The moral dilemma : where does my responsibility lie ? Do I have an obligation to fund a foreign country whose values by and large I do not share or whose rulers funnel a large percentage of the aid into Swiss bank accounts ? Africa has too many souls and not enough resources. A tiny percentage of the refugee movement swamps our public welfare systems. Australia is already running deficits, should the 20% in this country that pay net tax be required to pay for the welfare of people in foreign lands who are fighting a civil war ? Moreover, should we be required to fund this expenditure via debt repayable over a 10 year treasury term ? I read an investment report some years ago that argued Syria would take 100 years to recover.. Iran now entrenched along with Russia and taking up arms against Israel.
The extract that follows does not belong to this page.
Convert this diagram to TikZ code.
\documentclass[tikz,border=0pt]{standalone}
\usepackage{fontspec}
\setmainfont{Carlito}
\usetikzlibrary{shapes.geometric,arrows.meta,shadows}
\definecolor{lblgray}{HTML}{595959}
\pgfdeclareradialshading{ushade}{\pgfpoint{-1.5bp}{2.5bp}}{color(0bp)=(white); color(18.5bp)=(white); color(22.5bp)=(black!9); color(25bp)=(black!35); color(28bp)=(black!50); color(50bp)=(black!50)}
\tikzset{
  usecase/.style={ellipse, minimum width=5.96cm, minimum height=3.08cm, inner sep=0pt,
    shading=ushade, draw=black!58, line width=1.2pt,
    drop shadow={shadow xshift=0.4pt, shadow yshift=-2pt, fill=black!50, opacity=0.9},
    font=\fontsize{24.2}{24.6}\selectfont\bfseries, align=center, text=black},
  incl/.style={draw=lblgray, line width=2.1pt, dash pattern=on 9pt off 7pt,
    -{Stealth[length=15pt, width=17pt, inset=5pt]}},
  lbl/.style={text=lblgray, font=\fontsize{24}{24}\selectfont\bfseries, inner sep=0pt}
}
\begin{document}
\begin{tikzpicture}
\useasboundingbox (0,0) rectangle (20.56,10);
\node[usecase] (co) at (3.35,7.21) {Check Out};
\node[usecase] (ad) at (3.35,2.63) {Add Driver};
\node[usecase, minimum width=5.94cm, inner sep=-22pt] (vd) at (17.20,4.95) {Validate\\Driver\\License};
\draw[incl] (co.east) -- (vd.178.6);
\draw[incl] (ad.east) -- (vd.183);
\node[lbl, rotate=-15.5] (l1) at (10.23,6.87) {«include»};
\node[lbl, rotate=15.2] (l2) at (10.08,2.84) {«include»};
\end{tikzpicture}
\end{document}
Yes, they will need funds and yes they will need long term support. I doubt it will be enough to stem the tide of Syrian misery, perhaps ever.

Patrick | 01 July 2018  

Thanks for your article. It is galling to know that instead of providing assistance to those affected so intensely by wars that Australia has participated in and justified there is $3.8B set aside to fund arms manufacturing in Australia and a further $200B to be spent on military equipment including F35 JSF jets. The Independent and Peaceful Australia Network is running a campaign calling for the scrapping of tax funding for weapons of war. www.ipan.org.au

Annette Brownlie | 02 July 2018  

I did indeed enjoy reading Denis' presentation. It was also great to learn of the dismissal of a Major General responsible of the fearful attacks on the Rohingya by the Army of Myanmar. I hope that things there are able to be turned around, Donation givings are awaiting the new Financial year for me.